→ **Given information**:
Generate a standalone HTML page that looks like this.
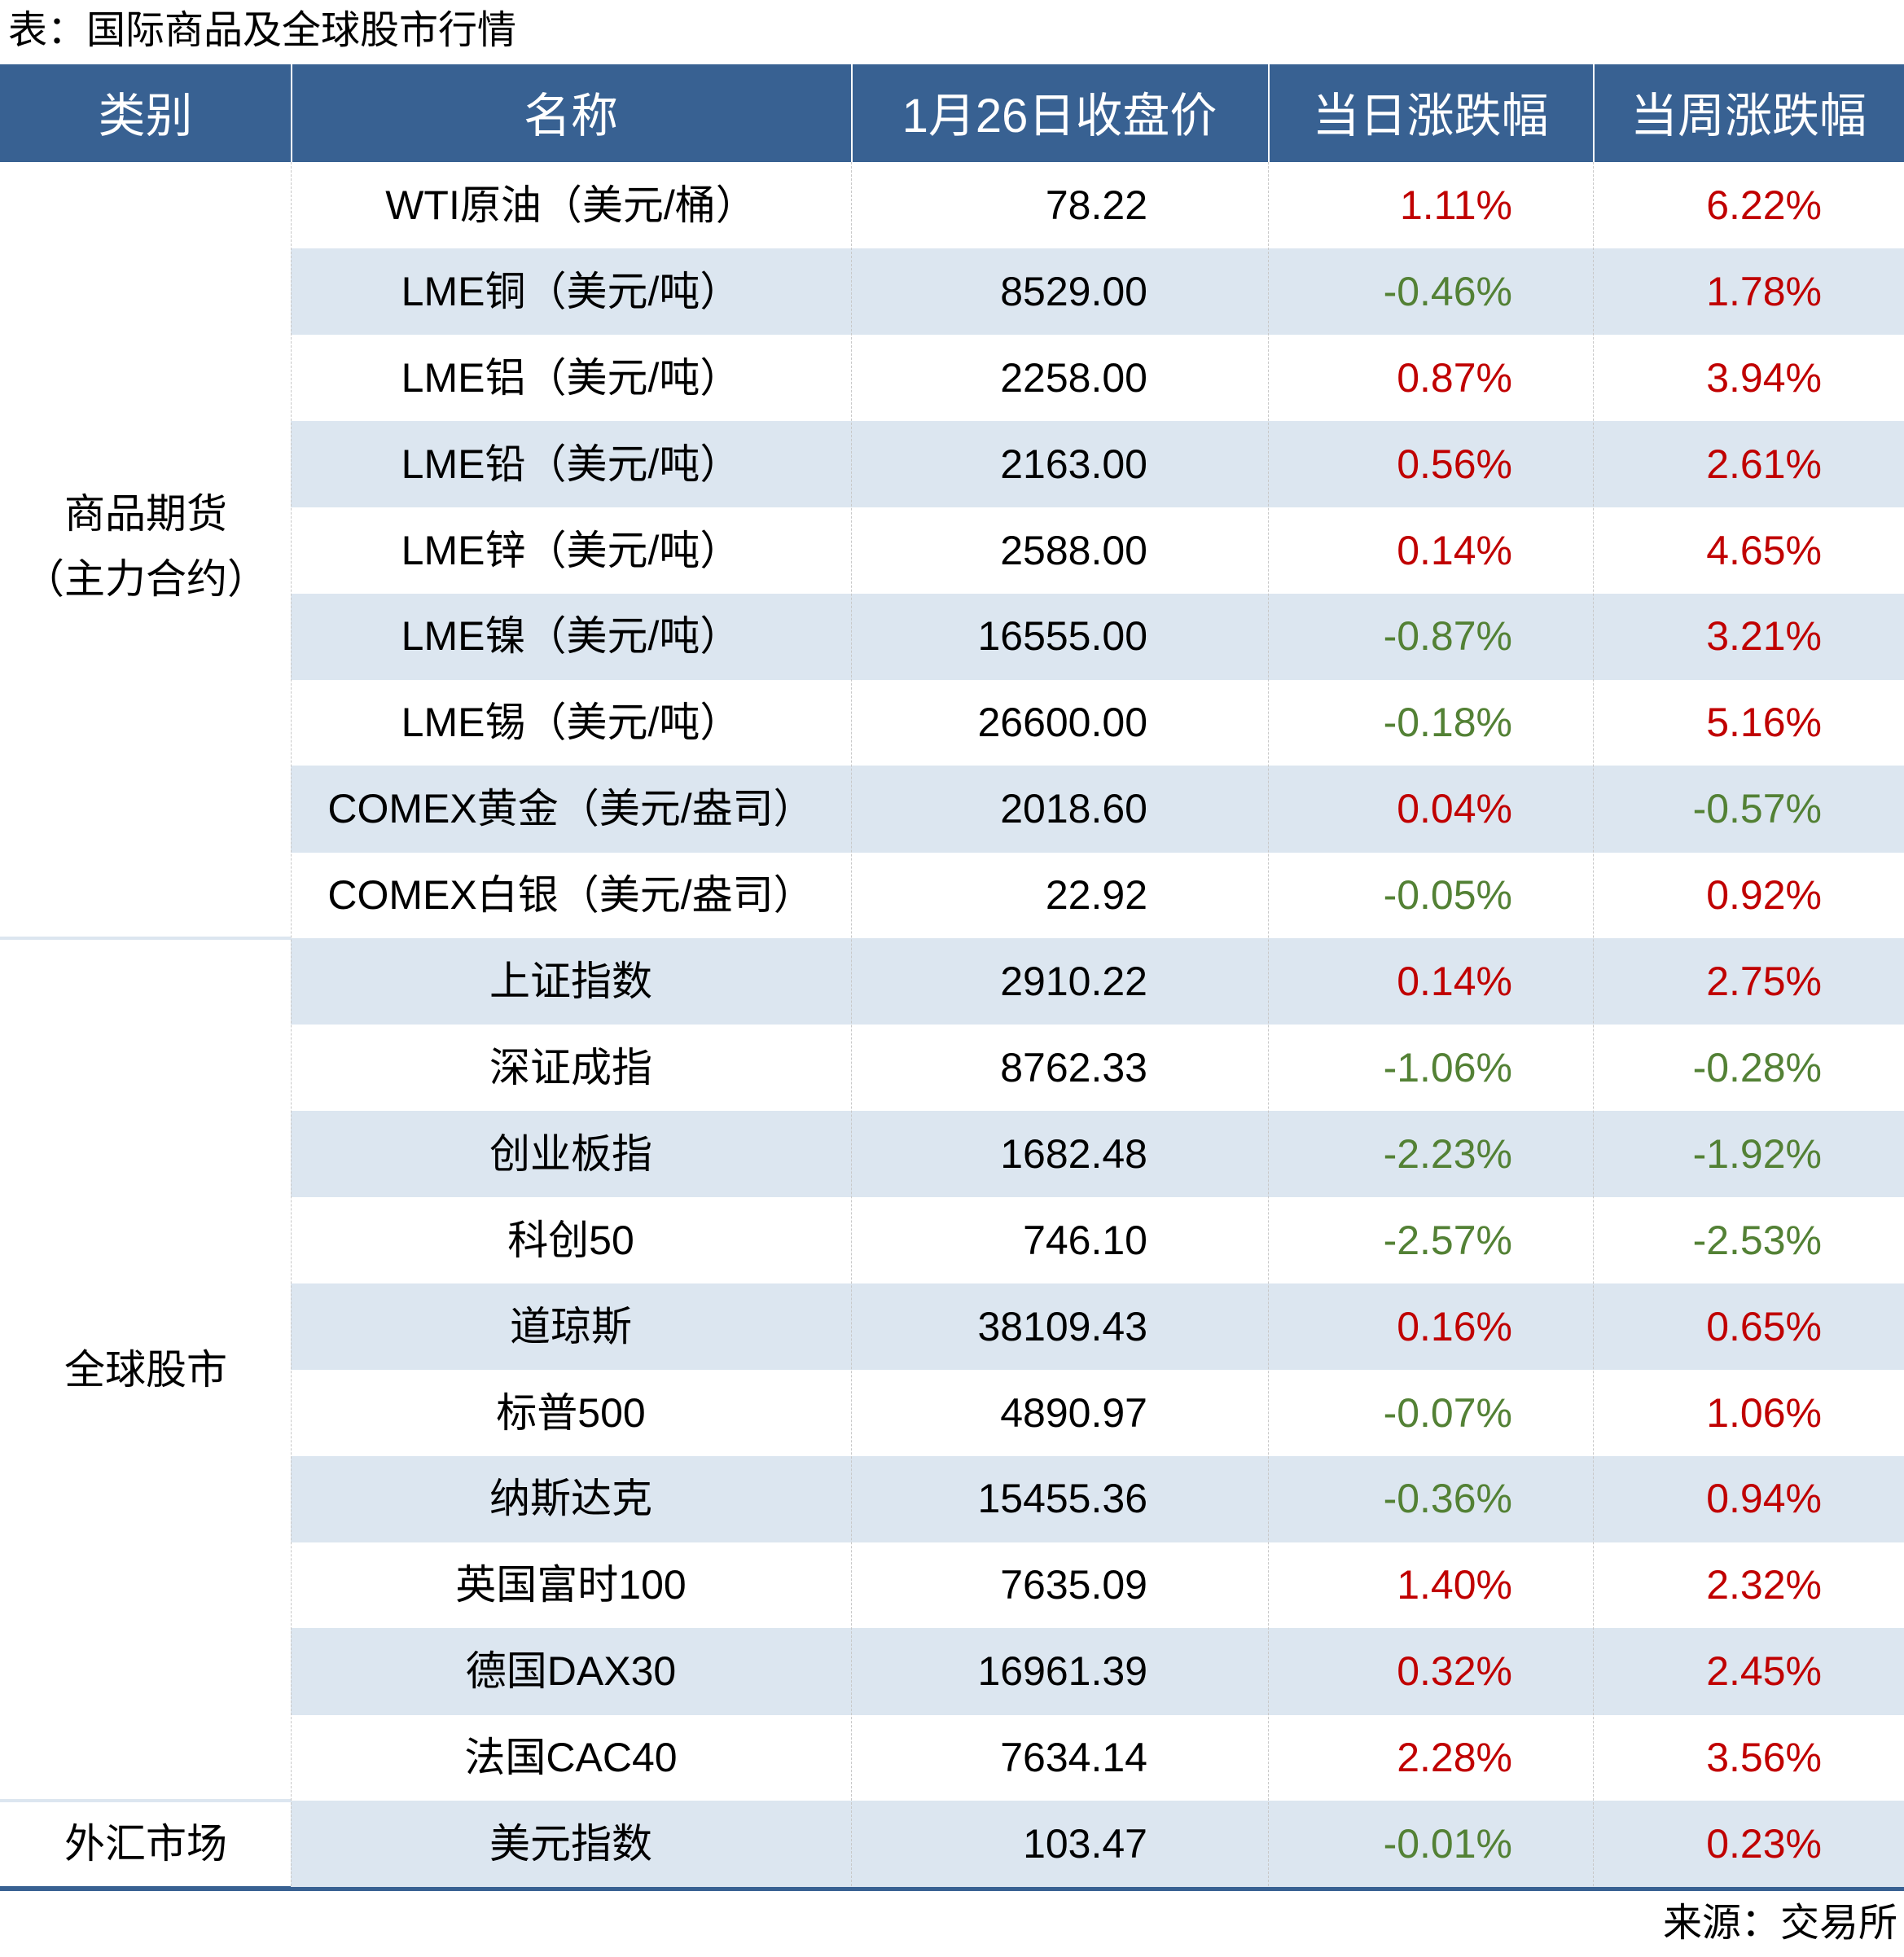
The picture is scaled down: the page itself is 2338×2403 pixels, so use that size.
<!DOCTYPE html>
<html><head><meta charset="utf-8"><style>
body{margin:0;width:2338px;height:2403px;background:#fff;position:relative;overflow:hidden;font-family:"Liberation Sans","Noto Sans CJK SC",sans-serif;}
.a{position:absolute;box-sizing:border-box;}
.t{position:absolute;white-space:nowrap;line-height:1;}
</style></head><body>
<div class="t" style="left:10px;top:14px;font-size:48px;color:#000;">表：国际商品及全球股市行情</div>
<div class="a" style="left:0;top:79px;width:2338px;height:120px;background:#386192;"></div>
<div id="root"></div>
<div class="a" style="left:0;top:2316px;width:2338px;height:6px;background:#386192;"></div>
<div class="t" style="right:8px;top:2338px;font-size:48px;color:#000;">来源：交易所</div>
<script>
const headers=["类别","名称","1月26日收盘价","当日涨跌幅","当周涨跌幅"];
const names=["WTI原油（美元/桶）","LME铜（美元/吨）","LME铝（美元/吨）","LME铅（美元/吨）","LME锌（美元/吨）","LME镍（美元/吨）","LME锡（美元/吨）","COMEX黄金（美元/盎司）","COMEX白银（美元/盎司）","上证指数","深证成指","创业板指","科创50","道琼斯","标普500","纳斯达克","英国富时100","德国DAX30","法国CAC40","美元指数"];
const prices=["78.22","8529.00","2258.00","2163.00","2588.00","16555.00","26600.00","2018.60","22.92","2910.22","8762.33","1682.48","746.10","38109.43","4890.97","15455.36","7635.09","16961.39","7634.14","103.47"];
const dayChg=[1.11,-0.46,0.87,0.56,0.14,-0.87,-0.18,0.04,-0.05,0.14,-1.06,-2.23,-2.57,0.16,-0.07,-0.36,1.40,0.32,2.28,-0.01];
const weekChg=[6.22,1.78,3.94,2.61,4.65,3.21,5.16,-0.57,0.92,2.75,-0.28,-1.92,-2.53,0.65,1.06,0.94,2.32,2.45,3.56,0.23];
const groups=[["商品期货","（主力合约）",0,9],["全球股市","",9,19],["外汇市场","",19,20]];
const root=document.getElementById('root');
const colX=[0,357,1045,1557,1956,2338];
const top0=199,rh=105.9;
function add(html,style,name){const d=document.createElement('div');d.className=html===null?'a':'t';if(html!==null)d.textContent=html;d.style.cssText=style;


document.body.appendChild(d);return d;}
headers.forEach((h,i)=>{const cx=(colX[i]+colX[i+1])/2;
add(h,`left:${cx}px;top:114px;transform:translateX(-50%);font-size:58px;color:#fff;`,'header-'+i);
if(i>0)add(null,`left:${colX[i]}px;top:79px;width:2px;height:120px;background:#fff;`,'header-divider');});
names.forEach((n,i)=>{const y=top0+i*rh;
if(i%2===1)add(null,`left:357px;top:${y}px;width:1981px;height:${rh+0.5}px;background:#dce6f0;`,'row-band');
const cy=y+rh/2-25;
add(n,`left:701px;top:${cy}px;transform:translateX(-50%);font-size:50px;color:#000;`,'name-cell');
add(prices[i],`right:${2338-1409}px;top:${cy}px;font-size:50px;color:#000;`,'price-cell');
const d=dayChg[i],w=weekChg[i];
add(d.toFixed(2)+'%',`right:${2338-1857}px;top:${cy}px;font-size:50px;color:${d<0?'#538135':'#c00000'};`,'day-change-cell');
add(w.toFixed(2)+'%',`right:${2338-2237}px;top:${cy}px;font-size:50px;color:${w<0?'#538135':'#c00000'};`,'week-change-cell');
});
[1,2,3,4].forEach(i=>add(null,`left:${colX[i]}px;top:199px;width:0;height:2117px;border-left:1px dashed #c8c8c8;`,'column-divider'));
groups.forEach((g,k)=>{const y1=top0+g[2]*rh,y2=top0+g[3]*rh,cy=(y1+y2)/2;
if(g[1]){add(g[0],`left:179px;top:${cy-70}px;transform:translateX(-50%);font-size:50px;color:#000;`,'category-label');
add(g[1],`left:179px;top:${cy+10}px;transform:translateX(-50%);font-size:50px;color:#000;`,'category-label-sub');}
else add(g[0],`left:179px;top:${cy-25}px;transform:translateX(-50%);font-size:50px;color:#000;`,'category-label');
if(k>0)add(null,`left:0;top:${y1-2}px;width:357px;height:4px;background:#dce6f0;`,'category-divider');});
</script>
</body></html>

→ **Problem**:
Copy out every line of the material above exactly, skipping the pictures.

→ **Response to the task**:
Generate a standalone HTML page that looks like this.
The picture is scaled down: the page itself is 2338×2403 pixels, so use that size.
<!DOCTYPE html>
<html><head><meta charset="utf-8"><style>
body{margin:0;width:2338px;height:2403px;background:#fff;position:relative;overflow:hidden;font-family:"Liberation Sans","Noto Sans CJK SC",sans-serif;}
.a{position:absolute;box-sizing:border-box;}
.t{position:absolute;white-space:nowrap;line-height:1;}
</style></head><body>
<div class="t" style="left:10px;top:14px;font-size:48px;color:#000;">表：国际商品及全球股市行情</div>
<div class="a" style="left:0;top:79px;width:2338px;height:120px;background:#386192;"></div>
<div id="root"></div>
<div class="a" style="left:0;top:2316px;width:2338px;height:6px;background:#386192;"></div>
<div class="t" style="right:8px;top:2338px;font-size:48px;color:#000;">来源：交易所</div>
<script>
const headers=["类别","名称","1月26日收盘价","当日涨跌幅","当周涨跌幅"];
const names=["WTI原油（美元/桶）","LME铜（美元/吨）","LME铝（美元/吨）","LME铅（美元/吨）","LME锌（美元/吨）","LME镍（美元/吨）","LME锡（美元/吨）","COMEX黄金（美元/盎司）","COMEX白银（美元/盎司）","上证指数","深证成指","创业板指","科创50","道琼斯","标普500","纳斯达克","英国富时100","德国DAX30","法国CAC40","美元指数"];
const prices=["78.22","8529.00","2258.00","2163.00","2588.00","16555.00","26600.00","2018.60","22.92","2910.22","8762.33","1682.48","746.10","38109.43","4890.97","15455.36","7635.09","16961.39","7634.14","103.47"];
const dayChg=[1.11,-0.46,0.87,0.56,0.14,-0.87,-0.18,0.04,-0.05,0.14,-1.06,-2.23,-2.57,0.16,-0.07,-0.36,1.40,0.32,2.28,-0.01];
const weekChg=[6.22,1.78,3.94,2.61,4.65,3.21,5.16,-0.57,0.92,2.75,-0.28,-1.92,-2.53,0.65,1.06,0.94,2.32,2.45,3.56,0.23];
const groups=[["商品期货","（主力合约）",0,9],["全球股市","",9,19],["外汇市场","",19,20]];
const root=document.getElementById('root');
const colX=[0,357,1045,1557,1956,2338];
const top0=199,rh=105.9;
function add(html,style,name){const d=document.createElement('div');d.className=html===null?'a':'t';if(html!==null)d.textContent=html;d.style.cssText=style;


document.body.appendChild(d);return d;}
headers.forEach((h,i)=>{const cx=(colX[i]+colX[i+1])/2;
add(h,`left:${cx}px;top:114px;transform:translateX(-50%);font-size:58px;color:#fff;`,'header-'+i);
if(i>0)add(null,`left:${colX[i]}px;top:79px;width:2px;height:120px;background:#fff;`,'header-divider');});
names.forEach((n,i)=>{const y=top0+i*rh;
if(i%2===1)add(null,`left:357px;top:${y}px;width:1981px;height:${rh+0.5}px;background:#dce6f0;`,'row-band');
const cy=y+rh/2-25;
add(n,`left:701px;top:${cy}px;transform:translateX(-50%);font-size:50px;color:#000;`,'name-cell');
add(prices[i],`right:${2338-1409}px;top:${cy}px;font-size:50px;color:#000;`,'price-cell');
const d=dayChg[i],w=weekChg[i];
add(d.toFixed(2)+'%',`right:${2338-1857}px;top:${cy}px;font-size:50px;color:${d<0?'#538135':'#c00000'};`,'day-change-cell');
add(w.toFixed(2)+'%',`right:${2338-2237}px;top:${cy}px;font-size:50px;color:${w<0?'#538135':'#c00000'};`,'week-change-cell');
});
[1,2,3,4].forEach(i=>add(null,`left:${colX[i]}px;top:199px;width:0;height:2117px;border-left:1px dashed #c8c8c8;`,'column-divider'));
groups.forEach((g,k)=>{const y1=top0+g[2]*rh,y2=top0+g[3]*rh,cy=(y1+y2)/2;
if(g[1]){add(g[0],`left:179px;top:${cy-70}px;transform:translateX(-50%);font-size:50px;color:#000;`,'category-label');
add(g[1],`left:179px;top:${cy+10}px;transform:translateX(-50%);font-size:50px;color:#000;`,'category-label-sub');}
else add(g[0],`left:179px;top:${cy-25}px;transform:translateX(-50%);font-size:50px;color:#000;`,'category-label');
if(k>0)add(null,`left:0;top:${y1-2}px;width:357px;height:4px;background:#dce6f0;`,'category-divider');});
</script>
</body></html>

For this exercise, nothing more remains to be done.